Image Credit: H. Yang (UIUC), J. Hester (ASU), HST/NASA/ESA
NGC 604 is an emission nebula, a star-forming (H II) region of nearly 1,500 light-years across, located in a spiral arm of the Triangulum Galaxy (Messier 33), about 2.7 million light-years away from Earth in the northern constellation of Triangulum (the Triangle). It is approaching us at approximately 226 kilometers per second.
NGC 604 is one of the largest known stellar nurseries in the Local Group of galaxies. This expansive cloud of interstellar gas and dust is over 40 times the size of the visible portion of the Orion Nebula, and more than 6,300 times as luminous as the Orion Nebula. If it were at the same distance it would outshine Venus.
The gas of the nebula – around nine tenths of it hydrogen – is ionized by a young, loose cluster of more than 200 massive blue stars, much more massive than our Sun (15 to 60 solar masses). These bright stars are extremely young by astronomical standards, having formed a mere 3.5 million years ago.
The star cluster is located within a cavity near the center of the nebula. Stellar winds from these hot blue stars, along with supernova explosions, are responsible for carving out this hole at the center. Ultraviolet radiation floods out from these hot stars, making the surrounding nebular gas fluoresce, while their light also highlights the nebula’s three-dimensional shape.

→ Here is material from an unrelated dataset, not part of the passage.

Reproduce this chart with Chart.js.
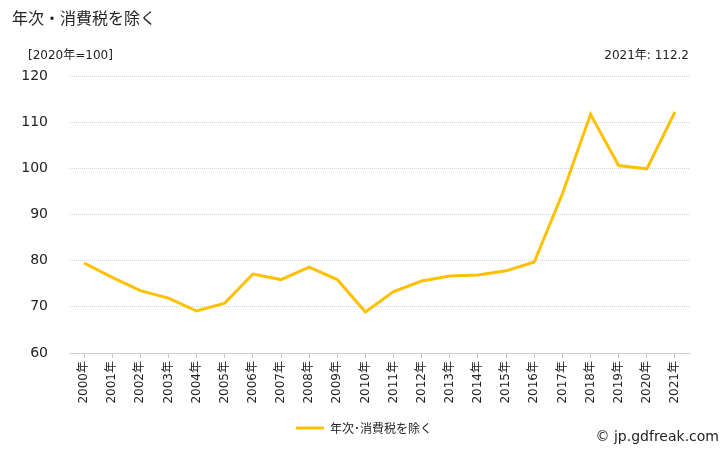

The fierce ultraviolet radiation released by the stars is also the cause of their eventual disappearance. The radiation and winds blowing from the surface of these stars gradually erode the cloud they formed from, causing the gases to slowly disperse. The complex structure of NGC 604, with irregular bubbles and wispy filament-like structures alongside denser areas is due to the same forces that will eventually make the cloud disappear. The cavities show areas of stronger erosion of the cloud.
However, a massive wall of gas divides the east and west sides of NGC 604, and there is a difference between the two sides. The western (right) side is entirely powered by winds from the 200 hot massive stars, while the bubbles on the eastern (left) side appear to be much older and were likely created and powered by young stars and supernovas in the past. This implies that this massive wall of gas shields the relatively quiet region in the east from the active star formation in the west.
The image was taken on January 17, 1995 with Hubble’s Wide Field and Planetary Camera 2. Separate exposures were taken in different colors of light to study the physical properties of the hot gas (10,000 degrees Kelvin).